Map out what you NEED to make

Next up, it’s time to figure out what you can live on. Most people earn more after a few years of building their real estate career, but the early days can be a little bit meager. To make sure you’re still able to make ends meet even when you’re first launching your career, do a little math. 

Let’s look at an example. If houses in your area sell for $350,000, on average, and you’re estimating a 1.375% commission for yourself (from the previous exercise), you’d pocket about $4,800 per house. How many houses would you need to sell each year to live? Knowing that number can be a big determining factor in whether or not real estate is right for you. 

Home prices obviously fluctuate a lot from area to area. Spend some time looking at local listings to get an idea of what houses cost — and, consequently, what you can expect to make — in your region. To get you started, here are median home prices by state

Map out what you want to make

If the last exercise stressed you out, this one can offer some reprieve. Now, it’s time to dream. While we took low-end estimates before, you might say that you could close sales with a 6% commission rate and find a brokerage that offers you a 70/30 split. That would mean you’d make a little over 2% on each sale. 
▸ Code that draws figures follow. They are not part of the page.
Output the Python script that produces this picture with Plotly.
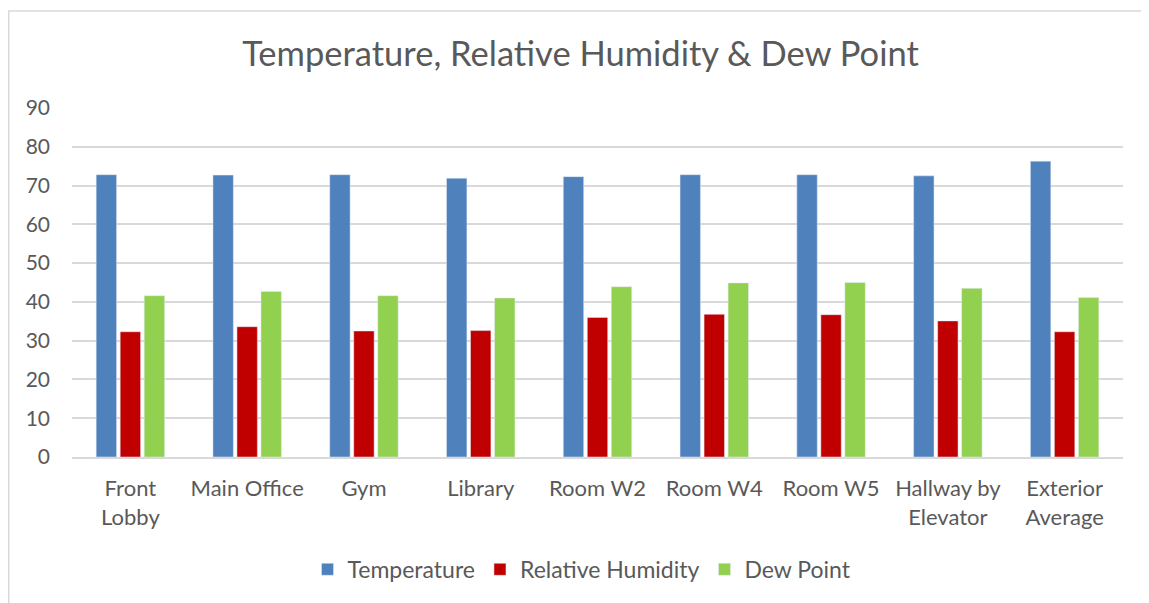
import plotly.graph_objects as go

categories = ["Front<br>Lobby", "Main Office", "Gym", "Library", "Room W2", "Room W4",
              "Room W5", "Hallway by<br>Elevator", "Exterior<br>Average"]
temperature = [72.8, 72.7, 72.8, 71.9, 72.3, 72.8, 72.8, 72.5, 76.3]
humidity = [32.3, 33.6, 32.5, 32.6, 36.0, 36.8, 36.7, 35.1, 32.3]
dew_point = [41.6, 42.7, 41.6, 41.0, 43.9, 44.9, 45.0, 43.5, 41.1]
y_ticks = [0, 10, 20, 30, 40, 50, 60, 70, 80, 90]

FONT = "Lato"
TXT = "#595959"
GRID = "#D9D9D9"

fig = go.Figure()
fig.add_trace(go.Bar(name="Temperature", x=categories, y=temperature, marker_color="#4F81BD"))
fig.add_trace(go.Bar(name="Relative Humidity", x=categories, y=humidity, marker_color="#C00000"))
fig.add_trace(go.Bar(name="Dew Point", x=categories, y=dew_point, marker_color="#92D050"))

# the page body has an 8px margin; work in page pixels and convert
OFF = 8
W, H = 1149 - OFF, 603 - OFF
L, T = 72 - OFF, 108 - OFF
R, B = 26, 144
pw, ph = W - L - R, H - T - B

def px(x):
    return (x - OFF - L) / pw

def py(y):
    return (H - B - (y - OFF)) / ph

fig.update_layout(
    width=W, height=H,
    margin=dict(l=L, r=R, t=T, b=B, pad=0),
    paper_bgcolor="white", plot_bgcolor="white",
    barmode="group", bargap=0.383, bargroupgap=0.15,
    font=dict(family=FONT, color=TXT),
    title=dict(text="Temperature, Relative Humidity & Dew Point",
               x=px(580.5), xanchor="center", xref="paper",
               y=1 - (54 - OFF) / H, yanchor="middle",
               font=dict(family=FONT, size=34.5, color=TXT)),
    xaxis=dict(showgrid=False, showline=True, linecolor=GRID, linewidth=1.5,
               ticks="", ticklabelstandoff=11,
               tickfont=dict(family=FONT, size=22, color=TXT)),
    yaxis=dict(range=[0, 90], tickvals=y_ticks, showgrid=True, gridcolor=GRID,
               gridwidth=1.5, zeroline=False, showline=False, ticks="",
               ticklabelstandoff=21,
               tickfont=dict(family=FONT, size=21, color=TXT)),
    legend=dict(orientation="h", x=px(582), xanchor="center", y=py(572), yanchor="middle",
                font=dict(family=FONT, size=23, color=TXT), itemwidth=30,
                traceorder="normal"),
    showlegend=True,
)

fig.add_shape(type="rect", xref="paper", yref="paper",
              x0=(0.75 - L) / pw, x1=px(1170), y0=py(640), y1=py(10.5),
              line=dict(color=GRID, width=1.5), fillcolor="rgba(0,0,0,0)", layer="below")

fig.write_html("out.html")
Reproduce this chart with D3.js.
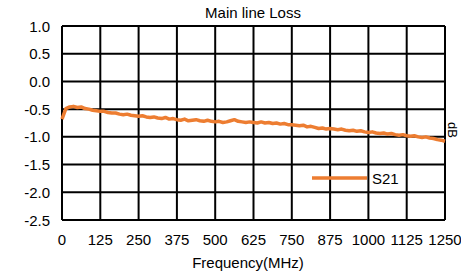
<!DOCTYPE html>
<html><head><meta charset="utf-8">
<script src="https://cdn.jsdelivr.net/npm/d3@7"></script>
<style>body{margin:0;background:#fff}svg{display:block;font-family:"Liberation Sans",Arial,sans-serif}</style>
</head><body>
<svg id="c" width="461" height="275"></svg>
<script>
const title = "Main line Loss";
const xTitle = "Frequency(MHz)";
const yTitle = "dB";
const seriesName = "S21";
const xTicks = [0,125,250,375,500,625,750,875,1000,1125,1250];
const yTicks = [1.0,0.5,0.0,-0.5,-1.0,-1.5,-2.0,-2.5];
const freq = [0,12.5,25,37.5,50,62.5,75,87.5,100,112.5,125,137.5,150,162.5,175,187.5,200,212.5,225,237.5,250,262.5,275,287.5,300,312.5,325,337.5,350,362.5,375,387.5,400,412.5,425,437.5,450,462.5,475,487.5,500,512.5,525,537.5,550,562.5,575,587.5,600,612.5,625,637.5,650,662.5,675,687.5,700,712.5,725,737.5,750,762.5,775,787.5,800,812.5,825,837.5,850,862.5,875,887.5,900,912.5,925,937.5,950,962.5,975,987.5,1000,1012.5,1025,1037.5,1050,1062.5,1075,1087.5,1100,1112.5,1125,1137.5,1150,1162.5,1175,1187.5,1200,1212.5,1225,1237.5,1250];
const s21 = [-0.68,-0.49,-0.46,-0.45,-0.47,-0.46,-0.49,-0.50,-0.52,-0.53,-0.54,-0.54,-0.56,-0.57,-0.57,-0.59,-0.60,-0.59,-0.61,-0.62,-0.63,-0.62,-0.64,-0.65,-0.64,-0.66,-0.67,-0.65,-0.68,-0.67,-0.69,-0.70,-0.68,-0.71,-0.70,-0.69,-0.71,-0.72,-0.70,-0.72,-0.73,-0.72,-0.74,-0.73,-0.71,-0.69,-0.72,-0.73,-0.74,-0.73,-0.74,-0.75,-0.73,-0.75,-0.74,-0.76,-0.75,-0.77,-0.76,-0.78,-0.78,-0.79,-0.80,-0.79,-0.82,-0.81,-0.83,-0.85,-0.84,-0.86,-0.85,-0.86,-0.87,-0.86,-0.88,-0.89,-0.88,-0.90,-0.89,-0.91,-0.92,-0.91,-0.93,-0.94,-0.93,-0.95,-0.94,-0.96,-0.97,-0.96,-0.98,-0.99,-0.98,-1.00,-1.01,-1.00,-1.02,-1.03,-1.05,-1.06,-1.08];

const svg = d3.select("#c");
const L=62, R=445, T=26, B=220;
const x = d3.scaleLinear().domain([0,1250]).range([L,R]);
const y = d3.scaleLinear().domain([-2.5,1.0]).range([B,T]);
const color = "#ED7D31";

// grid
const g = svg.append("g").attr("stroke","#000").attr("stroke-width",2);
xTicks.forEach(t=>g.append("line").attr("x1",x(t)).attr("x2",x(t)).attr("y1",T).attr("y2",B));
yTicks.forEach(t=>g.append("line").attr("x1",L).attr("x2",R).attr("y1",y(t)).attr("y2",y(t)));

// y labels
svg.append("g").selectAll("text").data(yTicks).join("text")
  .attr("x",50).attr("y",d=>y(d)+5.5).attr("text-anchor","end")
  .attr("font-size",15).attr("fill","#000").text(d=>d.toFixed(1));
// x labels
svg.append("g").selectAll("text").data(xTicks).join("text")
  .attr("x",d=>x(d)).attr("y",245).attr("text-anchor","middle")
  .attr("font-size",15).attr("fill","#000").text(d=>d);

// line
const line = d3.line().x((d,i)=>x(freq[i])).y(d=>y(d));
svg.append("path").datum(s21).attr("d",line).attr("fill","none")
  .attr("stroke",color).attr("stroke-width",3.5).attr("stroke-linejoin","round");

// titles
svg.append("text").attr("x",253).attr("y",18).attr("text-anchor","middle").attr("font-size",15).text(title);
svg.append("text").attr("x",248).attr("y",268).attr("text-anchor","middle").attr("font-size",15).text(xTitle);
svg.append("text").attr("transform","translate(448,130) rotate(90)").attr("text-anchor","middle").attr("font-size",13).text(yTitle);

// legend
svg.append("line").attr("x1",312).attr("x2",367).attr("y1",178).attr("y2",178).attr("stroke",color).attr("stroke-width",3.5);
svg.append("text").attr("x",372).attr("y",183.5).attr("font-size",15).text(seriesName);
</script>
</body></html>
With that number, calculate an ideal salary. This can give you an aspirational goal to work toward in the first few years of building your career. 

Create a savings plan

Here’s the thing about real estate: it’s not always consistent. It usually booms in the summer, when moving sounds a little less daunting with the kids out of school, and slows during the holidays, when people want to be able to hunker down at home with their loved ones. 

To ensure slower seasons don’t create problems for you, make a plan to sock away a little bit from each sale. That nest egg can hold you over and give you a cushion to weather any dry spells. 
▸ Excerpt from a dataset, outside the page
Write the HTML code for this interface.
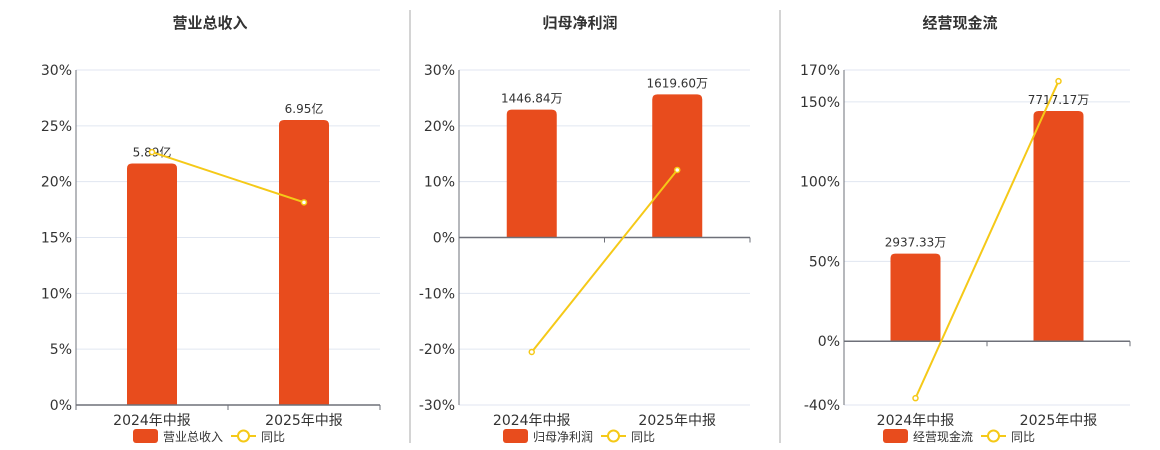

Real estate sales pipeline planning to-dos

Study the competition

What are top-performing agents in your area doing? There’s probably something that really speaks to buyers and sellers, whether that’s a robust, personalized website or ultra-detailed listings with stunning pictures. 
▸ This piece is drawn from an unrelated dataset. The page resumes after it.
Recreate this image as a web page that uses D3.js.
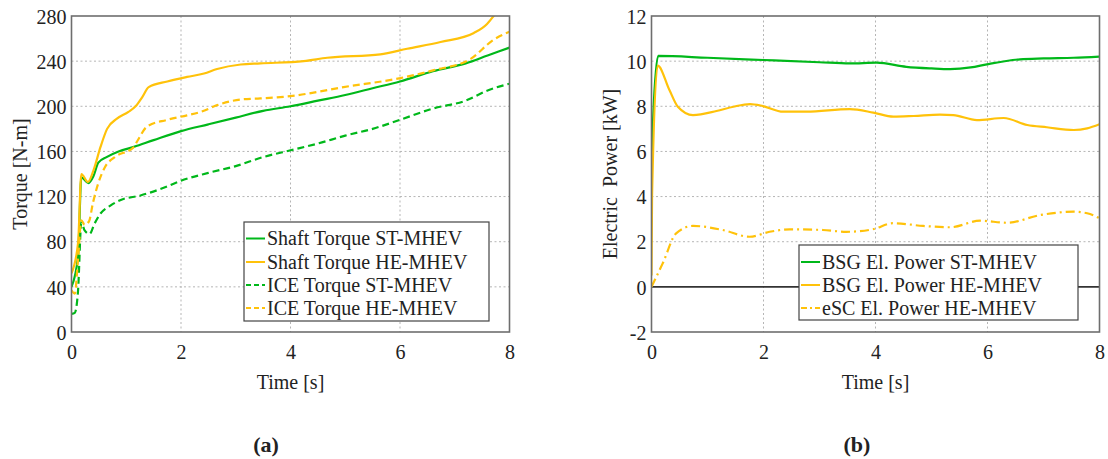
<!DOCTYPE html>
<html><head><meta charset="utf-8">
<script src="https://cdn.jsdelivr.net/npm/d3@7"></script>
<style>
html,body{margin:0;padding:0;background:#fff;}
text{font-family:"Liberation Serif","Times New Roman",serif;fill:#222;}
</style></head>
<body><svg id="c" width="1108" height="459"></svg>
<script>
// ---------- data (a) ----------
const torqueTicks = [0,40,80,120,160,200,240,280];
const timeTicks = [0,2,4,6,8];
const shaftST_t = [0,0.12,0.18,0.31,0.4,0.49,0.64,0.86,1.14,1.5,2.0,2.5,3.0,3.5,4.0,4.5,5.0,5.5,6.0,6.6,7.2,7.6,8.0];
const shaftST_v = [40,67,137,132,138,150,155,160,164,170,178,184,190,196,200,205,210,216,222,231,238,245,252];
const shaftHE_t = [0,0.12,0.18,0.3,0.4,0.53,0.65,0.83,1.04,1.17,1.29,1.41,1.75,2.11,2.42,2.66,3.09,3.45,4.24,4.67,5.64,6.13,6.74,7.35,7.59,7.71,8.0];
const shaftHE_v = [52,79,140,133,143,164,180,189,195,200,208,217,222,226,229,233,237,238,240,243,246,251,257,265,273,280,300];
const iceST_t = [0,0.06,0.12,0.18,0.24,0.33,0.42,0.53,0.71,0.9,1.26,1.75,2.0,2.5,3.0,3.5,4.0,4.5,5.0,5.5,6.0,6.6,7.2,7.6,8.0];
const iceST_v = [16,17,37,97,90,87,96,105,112,117,121,129,134,141,147,155,161,167,174,180,188,198,205,214,220];
const iceHE_t = [0,0.06,0.12,0.18,0.24,0.32,0.39,0.49,0.61,0.79,1.14,1.2,1.38,1.75,2.11,2.36,2.66,3.09,3.45,4.0,4.97,6.01,6.62,7.29,7.71,8.0];
const iceHE_v = [37,34,65,99,95,98,114,132,146,155,164,169,182,188,192,195,201,206,207,209,217,225,232,242,259,266];
const legendA = ["Shaft Torque ST-MHEV","Shaft Torque HE-MHEV","ICE Torque ST-MHEV","ICE Torque HE-MHEV"];

// ---------- data (b) ----------
const powerTicks = [-2,0,2,4,6,8,10,12];
const bsgST_t = [0,0.03,0.12,1.0,2.0,3.0,3.54,4.02,4.55,5.0,5.33,5.7,5.99,6.58,7.0,7.54,8.0];
const bsgST_v = [4.5,7.5,10.23,10.15,10.05,9.95,9.9,9.93,9.75,9.68,9.65,9.72,9.86,10.08,10.12,10.15,10.2];
const bsgHE_t = [0,0.01,0.11,0.32,0.47,0.74,1.16,1.46,1.76,1.99,2.35,2.77,3.54,3.96,4.32,4.68,5.15,5.39,5.81,6.29,6.71,7.06,7.54,7.78,8.0];
const bsgHE_v = [0.5,4,9.8,8.72,7.98,7.61,7.79,7.98,8.1,8.01,7.76,7.76,7.87,7.72,7.54,7.57,7.63,7.61,7.39,7.48,7.17,7.07,6.95,7.02,7.2];
const esc_t = [0,0.2,0.44,0.74,1.27,1.75,2.11,2.47,3.06,3.48,3.95,4.31,4.85,5.33,5.87,6.35,6.94,7.54,7.78,8.0];
const esc_v = [0.0,1.04,2.37,2.7,2.52,2.22,2.44,2.55,2.52,2.44,2.55,2.82,2.7,2.64,2.93,2.84,3.18,3.33,3.26,3.04];
const legendB = ["BSG El. Power ST-MHEV","BSG El. Power HE-MHEV","eSC El. Power HE-MHEV"];

const GREEN = "#00b81a", YELLOW = "#ffc20a";
const FS = 20;
const svg = d3.select("#c");

function panel(opt){
  const g = svg.append("g");
  const x = d3.scaleLinear().domain([0,8]).range([opt.x0,opt.x1]);
  const y = d3.scaleLinear().domain(opt.ydom).range([opt.y1,opt.y0]);
  const id = "clip"+opt.name;
  svg.append("defs").append("clipPath").attr("id",id).append("rect")
    .attr("x",opt.x0).attr("y",opt.y0).attr("width",opt.x1-opt.x0).attr("height",opt.y1-opt.y0);
  // grid
  g.append("g").selectAll("line").data(timeTicks.filter(t=>t>0&&t<8)).join("line")
    .attr("x1",d=>x(d)).attr("x2",d=>x(d)).attr("y1",opt.y0).attr("y2",opt.y1)
    .attr("stroke","#b5b5b5").attr("stroke-width",1).attr("stroke-dasharray","2,2.5");
  g.append("g").selectAll("line").data(opt.yticks.filter(t=>t>opt.ydom[0]&&t<opt.ydom[1]&&!(opt.zero&&t===0))).join("line")
    .attr("y1",d=>y(d)).attr("y2",d=>y(d)).attr("x1",opt.x0).attr("x2",opt.x1)
    .attr("stroke","#b5b5b5").attr("stroke-width",1).attr("stroke-dasharray","2,2.5");
  if(opt.zero){
    g.append("line").attr("x1",opt.x0).attr("x2",opt.x1).attr("y1",y(0)).attr("y2",y(0))
      .attr("stroke","#333").attr("stroke-width",1.6);
  }
  // series
  const line = d3.line().x(d=>x(d[0])).y(d=>y(d[1])).curve(d3.curveMonotoneX);
  const sg = g.append("g").attr("clip-path",`url(#${id})`);
  opt.series.forEach(s=>{
    sg.append("path").datum(d3.zip(s.t,s.v)).attr("d",line).attr("fill","none")
      .attr("stroke",s.color).attr("stroke-width",2.2).attr("stroke-dasharray",s.dash||null)
      .attr("stroke-linejoin","round");
  });
  // frame
  g.append("rect").attr("x",opt.x0).attr("y",opt.y0).attr("width",opt.x1-opt.x0).attr("height",opt.y1-opt.y0)
    .attr("fill","none").attr("stroke","#6e6e6e").attr("stroke-width",1.6);
  // axes labels via d3 axes
  const ax = g.append("g").attr("transform",`translate(0,${opt.y1})`)
    .call(d3.axisBottom(x).tickValues(timeTicks).tickSize(0).tickPadding(12).tickFormat(d=>String(d)));
  ax.select(".domain").remove();
  ax.selectAll("text").attr("font-size",FS).attr("font-family",null).attr("dy","0.75em");
  const ay = g.append("g").attr("transform",`translate(${opt.x0},0)`)
    .call(d3.axisLeft(y).tickValues(opt.yticks).tickSize(0).tickPadding(5).tickFormat(d=>String(d)));
  ay.select(".domain").remove();
  ay.selectAll("text").attr("font-size",FS).attr("font-family",null).attr("dy","0.36em");
  // titles
  g.append("text").attr("x",(opt.x0+opt.x1)/2).attr("y",389).attr("text-anchor","middle")
    .attr("font-size",FS).text("Time [s]");
  g.append("text").attr("transform",`translate(${opt.ylx},${(opt.y0+opt.y1)/2}) rotate(-90)`)
    .attr("text-anchor","middle").attr("font-size",FS).style("white-space","pre").text(opt.ylabel);
  // legend
  const L = opt.legend;
  g.append("rect").attr("x",L.x).attr("y",L.y).attr("width",L.w).attr("height",L.h)
    .attr("fill","#fff").attr("stroke","#444").attr("stroke-width",1.2);
  L.items.forEach((it,i)=>{
    const yy = L.rows[i];
    g.append("line").attr("x1",L.x+2).attr("x2",L.x+21).attr("y1",yy).attr("y2",yy)
      .attr("stroke",it.color).attr("stroke-width",2).attr("stroke-dasharray",it.dash||null);
    g.append("text").attr("x",L.x+23).attr("y",yy).attr("dy","0.34em").attr("font-size",FS).text(it.label);
  });
  g.append("text").attr("x",opt.cap).attr("y",452).attr("text-anchor","middle")
    .attr("font-size",22).attr("font-weight","bold").text(opt.caption);
}

panel({name:"a",x0:71.5,x1:509.5,y0:16,y1:332,ydom:[0,280],yticks:torqueTicks,ylx:27,
  ylabel:"Torque [N-m]",caption:"(a)",cap:266,
  series:[
    {t:shaftST_t,v:shaftST_v,color:GREEN},
    {t:shaftHE_t,v:shaftHE_v,color:YELLOW},
    {t:iceST_t,v:iceST_v,color:GREEN,dash:"7,4"},
    {t:iceHE_t,v:iceHE_v,color:YELLOW,dash:"7,4"}],
  legend:{x:244,y:222,w:245,h:99,rows:[238.5,262,285,308],
    items:[{label:legendA[0],color:GREEN},{label:legendA[1],color:YELLOW},
      {label:legendA[2],color:GREEN,dash:"5,3"},{label:legendA[3],color:YELLOW,dash:"5,3"}]}
});

panel({name:"b",x0:651.5,x1:1099.5,y0:16,y1:332,ydom:[-2,12],yticks:powerTicks,ylx:617,zero:true,
  ylabel:"Electric  Power [kW]",caption:"(b)",cap:857,
  series:[
    {t:bsgST_t,v:bsgST_v,color:GREEN},
    {t:bsgHE_t,v:bsgHE_v,color:YELLOW},
    {t:esc_t,v:esc_v,color:YELLOW,dash:"9,4,2,4"}],
  legend:{x:799,y:245,w:279,h:75,rows:[262,285,308],
    items:[{label:legendB[0],color:GREEN},{label:legendB[1],color:YELLOW},
      {label:legendB[2],color:YELLOW,dash:"6,3,2,3"}]}
});
</script></body></html>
You don’t have to reinvent the wheel here. For early success in building your sales pipeline, mimic what’s already working for other agents in your area. 

Plan your lead sources

One of the biggest challenges in building a real estate career is landing those early leads. Who will your first clients be? If you already know that you have a bunch of friends and family who want to buy or sell in the near future, great. 

But if you’re not so lucky, you need to develop a game plan. Your broker should be able to help you here but, ultimately, finding leads is your responsibility. Some good lead source options include:

  • Referrals from friends and family (don’t be shy about asking people to recommend you)

  • For sale by owner (FSBO) listings

  • Social media, including Facebook, Nextdoor, and Instagram

  • Expired listings

  • Real estate websites like Zillow, Redfin, or Trulia

Identifying potential lead sources before you need to make a living through them can make things a whole lot less stressful. 

Look into specializing

Some agents choose a niche market in which to work. That can potentially make it easier to make a name for yourself there, which would eventually lead to plenty of word-of-mouth referrals. 

Figure out which specialties play in your local area — like luxury real estate, first-time homebuying, or green homes — and see if any feel like a fit for you. 

Pinpoint market needs

Really, your success as a real estate agent will come down to two things: delivering good service and offering something other agents can’t. Look for holes in your market that you can fill. If no other agents offer virtual walkthroughs, for example, getting that technology set up can be a huge draw to sellers. 

 

With a little planning, developing your lucrative, enjoyable real estate career gets a whole lot easier. Then, all you need to do is knock out your pre-license education, pass your exam, and hit the ground running.